I tried to find an easy to understand definition of “agile development” for non-software developers and could not find one so here is how I define “agile development:” The product is never finished.  It is necessary to bring it to market quickly and in a trial version, test it with consumers, improve it using their feedback and bringing it to market again…repeat as needed.

Here is a nice graphic I found on the logicboost website depicting the difference between what is called the traditional waterfall process versus the agile development process.  As you can see, with the waterfall process the risk is big and it comes late. 

Agileprocess

Agile development was a term that constantly came up during last year’s World Congress of Play.  What interested me was that some WCOP attendees felt that it had applications with physical products as well.  They pointed out that the power of agile development was that it allowed a company to be quicker to market, to make changes and fixes on the go and to get the benefit of feedback from early end users. 

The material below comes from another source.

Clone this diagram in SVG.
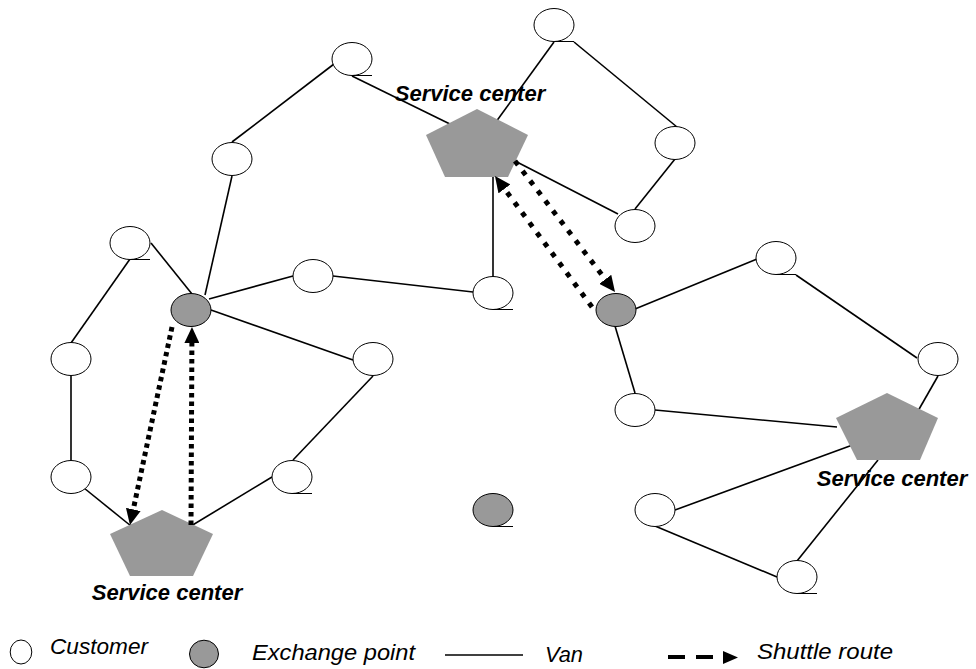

I think the notion of agile development is important because it is an improvement process.  In the traditional toy industry, companies bring a product to market and if it fails they move on to the next thing.  We don’t hear traditional toy companies say to buyers, we made this last year, we learned that consumers would like it better if we added X, Y or Z and have improved it.

 

That a company like Lego, and someone from the financial arena, would be referencing a concept like agile development tells me all I need to know about how deeply Lego has not only engaged all forms of play but embraced non-traditional processes.  Lego is winning because it is leading. 

It takes a lot of courage to allow your end user to take control of at least part of the process.  Watch Lego; it’s worth the time.